GOAL:
Repeat the listing word for word. No pictures belong in the copy.

INFORMATION SHOWN:

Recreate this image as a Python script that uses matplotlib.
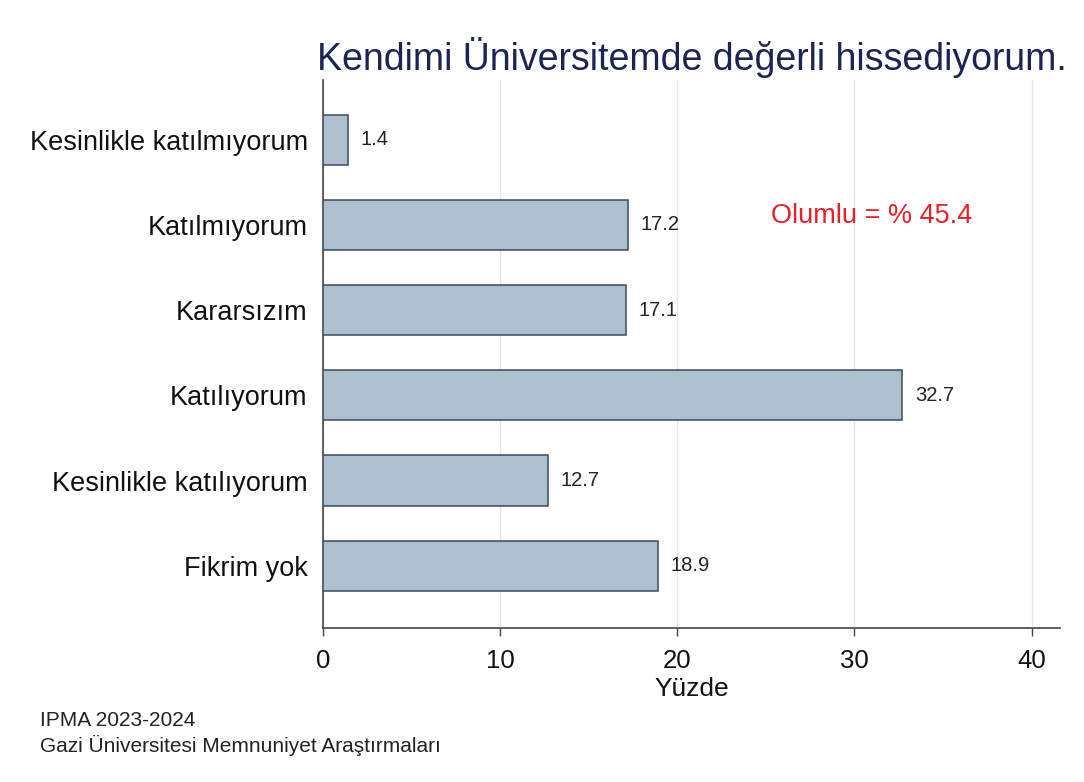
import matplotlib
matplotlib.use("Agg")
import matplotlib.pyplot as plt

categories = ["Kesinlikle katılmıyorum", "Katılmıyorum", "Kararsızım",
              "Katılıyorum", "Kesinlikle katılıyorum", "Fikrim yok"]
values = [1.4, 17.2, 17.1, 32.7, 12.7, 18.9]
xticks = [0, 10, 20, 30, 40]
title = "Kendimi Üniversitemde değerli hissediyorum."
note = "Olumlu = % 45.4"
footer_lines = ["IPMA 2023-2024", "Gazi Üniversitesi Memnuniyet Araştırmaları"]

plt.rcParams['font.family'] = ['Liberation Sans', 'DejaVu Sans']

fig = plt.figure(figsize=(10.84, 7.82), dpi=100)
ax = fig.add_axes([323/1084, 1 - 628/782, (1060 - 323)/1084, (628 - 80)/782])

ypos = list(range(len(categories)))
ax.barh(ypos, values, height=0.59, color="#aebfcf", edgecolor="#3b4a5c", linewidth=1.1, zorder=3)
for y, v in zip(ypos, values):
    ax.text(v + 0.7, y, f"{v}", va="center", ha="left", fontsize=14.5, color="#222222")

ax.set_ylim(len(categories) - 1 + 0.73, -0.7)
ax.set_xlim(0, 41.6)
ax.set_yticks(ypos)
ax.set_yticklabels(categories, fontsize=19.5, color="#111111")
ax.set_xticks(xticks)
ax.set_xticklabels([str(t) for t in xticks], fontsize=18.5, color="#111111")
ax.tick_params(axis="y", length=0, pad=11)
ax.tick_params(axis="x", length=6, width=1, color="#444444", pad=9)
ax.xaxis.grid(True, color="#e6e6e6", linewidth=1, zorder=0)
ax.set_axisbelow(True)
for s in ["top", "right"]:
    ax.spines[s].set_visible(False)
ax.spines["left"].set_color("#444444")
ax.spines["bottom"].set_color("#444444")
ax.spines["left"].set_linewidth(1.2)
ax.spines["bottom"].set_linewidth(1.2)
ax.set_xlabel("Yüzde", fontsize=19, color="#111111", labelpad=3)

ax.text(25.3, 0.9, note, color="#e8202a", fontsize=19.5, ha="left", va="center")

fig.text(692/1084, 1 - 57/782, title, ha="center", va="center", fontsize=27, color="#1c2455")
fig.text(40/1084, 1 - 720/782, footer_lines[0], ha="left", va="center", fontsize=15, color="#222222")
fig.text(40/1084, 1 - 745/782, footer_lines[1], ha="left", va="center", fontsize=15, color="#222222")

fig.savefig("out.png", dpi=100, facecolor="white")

COMPLETE ANSWER:
Recreate this image as a Python script that uses matplotlib.
import matplotlib
matplotlib.use("Agg")
import matplotlib.pyplot as plt

categories = ["Kesinlikle katılmıyorum", "Katılmıyorum", "Kararsızım",
              "Katılıyorum", "Kesinlikle katılıyorum", "Fikrim yok"]
values = [1.4, 17.2, 17.1, 32.7, 12.7, 18.9]
xticks = [0, 10, 20, 30, 40]
title = "Kendimi Üniversitemde değerli hissediyorum."
note = "Olumlu = % 45.4"
footer_lines = ["IPMA 2023-2024", "Gazi Üniversitesi Memnuniyet Araştırmaları"]

plt.rcParams['font.family'] = ['Liberation Sans', 'DejaVu Sans']

fig = plt.figure(figsize=(10.84, 7.82), dpi=100)
ax = fig.add_axes([323/1084, 1 - 628/782, (1060 - 323)/1084, (628 - 80)/782])

ypos = list(range(len(categories)))
ax.barh(ypos, values, height=0.59, color="#aebfcf", edgecolor="#3b4a5c", linewidth=1.1, zorder=3)
for y, v in zip(ypos, values):
    ax.text(v + 0.7, y, f"{v}", va="center", ha="left", fontsize=14.5, color="#222222")

ax.set_ylim(len(categories) - 1 + 0.73, -0.7)
ax.set_xlim(0, 41.6)
ax.set_yticks(ypos)
ax.set_yticklabels(categories, fontsize=19.5, color="#111111")
ax.set_xticks(xticks)
ax.set_xticklabels([str(t) for t in xticks], fontsize=18.5, color="#111111")
ax.tick_params(axis="y", length=0, pad=11)
ax.tick_params(axis="x", length=6, width=1, color="#444444", pad=9)
ax.xaxis.grid(True, color="#e6e6e6", linewidth=1, zorder=0)
ax.set_axisbelow(True)
for s in ["top", "right"]:
    ax.spines[s].set_visible(False)
ax.spines["left"].set_color("#444444")
ax.spines["bottom"].set_color("#444444")
ax.spines["left"].set_linewidth(1.2)
ax.spines["bottom"].set_linewidth(1.2)
ax.set_xlabel("Yüzde", fontsize=19, color="#111111", labelpad=3)

ax.text(25.3, 0.9, note, color="#e8202a", fontsize=19.5, ha="left", va="center")

fig.text(692/1084, 1 - 57/782, title, ha="center", va="center", fontsize=27, color="#1c2455")
fig.text(40/1084, 1 - 720/782, footer_lines[0], ha="left", va="center", fontsize=15, color="#222222")
fig.text(40/1084, 1 - 745/782, footer_lines[1], ha="left", va="center", fontsize=15, color="#222222")

fig.savefig("out.png", dpi=100, facecolor="white")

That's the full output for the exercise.